Jun 9, 2009


Peteski was named to the Canadian Racing Hall of Fame recently as he well deserved to be, having won the Triple Crown in his native land. In fact, he authored a Grand Slam of sorts by taking the unrestricted Gr 1 Molson Million at the expense of Kentucky Derby winner Sea Hero and other American stalwarts. That quartet of 3-year-old races had been swept only once before when legendary filly Dance Smartly swept her male opposition. She tacked on a Breeders’ Cup Distaff at Churchill Downs to top off her career.

While Peteski was demonstrating class at a mile and a quarter in the Queen’s Plate at Woodbine his owner showed anything but in an inexcusable breach of good taste.

New York owner Earle Mack showed up in Toronto with an entourage from the New York City Ballet, headed by director Peter Martins. Each morning a bemused Woodbine backstretch was treated to ballet steps on the back lawns, a scene that Degas might have appreciated.

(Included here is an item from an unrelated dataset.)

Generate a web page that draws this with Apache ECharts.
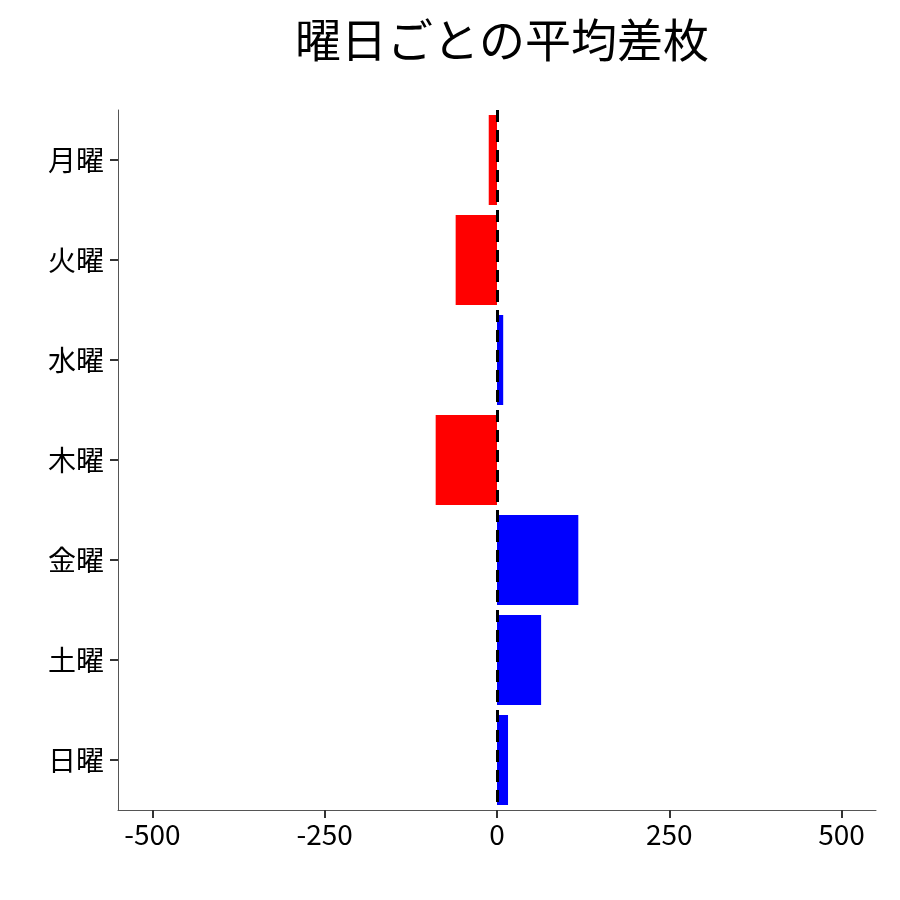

Some weeks before Mack had purchased Peteski from breeder Barry Schwartz of Montreal (not the NYRA Barry Schwartz) who was said to be in need of cash while trying to privatize Toronto’s Pearson International Airport.

My assignment that day as a member of the Canadian Broadcasting Corporation was to interview the winning owner as he or she made their way to the winner’s circle. These sound bites are usually an innocuous 60 seconds or so in duration to fill in while the winning horse makes its way back.

Mack made his way to my camera position and we waited for a one-minute commercial to conclude.

“Make sure you tell the audience that I named Peteski for my good friend Peter Martins,” Mack suddenly blurted.

“You know that’s not true,” I responded, knowing full well that he had owned the horse but a few weeks. Peteski had raced in Schwartz colors on a number of occasions and had been named by him. “Whatever your motivation is I can promise you we are not going there.”

A strained and perfunctory interview followed while I seethed that a guy would be so obnoxious and fraudulent to tamper with coverage of Canada’s national horse race. 

I told him as much later in the Turf Çlub but he was unrepentant and went off in search of more champagne.

That happened l6 years ago and I heard little of Mack other than his being named US Ambassador to Finland.

Then he popped up again down in Florida, posing as a white knight in getting an ethics bill passed in that legislature. Give me a break. Who’s going to reform the reformer?